We've gotten some warnings from those folks who have been involved in
the message-header registration wars to tread carefully here. There's
a quite analogous situation between HTTP headers and message headers,
and quite a bit of experience in the IETF about what can go wrong.

For example, if you merely allow anyone to register anything, then you
get poorly specified headers, conflict over interpretation of
registered headers, vanity registration, trademark conflicts, etc.

On the other hand, if you require standards-track RFCs describing the
header before the header becomes registered, you wind up with a
cumbersome process which either interferes with experimentation, or in
which the registration mechanism is ignored, the experiment proceeds,
which then interferes with registration once the experiment is

Registration mechanisms are constrained by market, financial,
political, legal issues far more then technical ones.

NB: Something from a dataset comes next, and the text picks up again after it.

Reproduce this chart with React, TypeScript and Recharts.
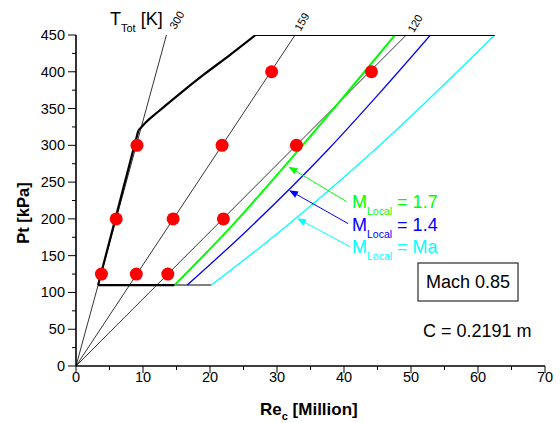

The default registration procedure for anything that doesn't otherwise
have one is 'create a standards-track RFC describing the item'.
I think this currently applies to

    Status codes
    Entity Header Fields
    Content codings
    Transfer codings

although it doesn't seem to apply to content-type. In lieu of any
other registration mechanism, it currently applies to URL schemes.

It's not that I don't think this issue needs to be addressed; I think
registration is very important. It's not unreasonable also to ask that
IANA would maintain an authoritative version of such a registry, even
if the only way that items could be added to the registry was via a
'standards-track document'.

One way to make better progress in HTTP-WG is to avoid 'ratholes', I
think this is one. I would like to make the issue of devising new
registration procedures 'out of scope' for HTTP-WG.

Is there is a group of individuals who are knowledgable about the
history, status, and difficulties with the registration procedures for
protocol extensions in other Internet protocols (SMTP, SNMP, media
types, Telnet options come to mind) as well as HTTP and who are
willing to work on this issue, I might feel differently.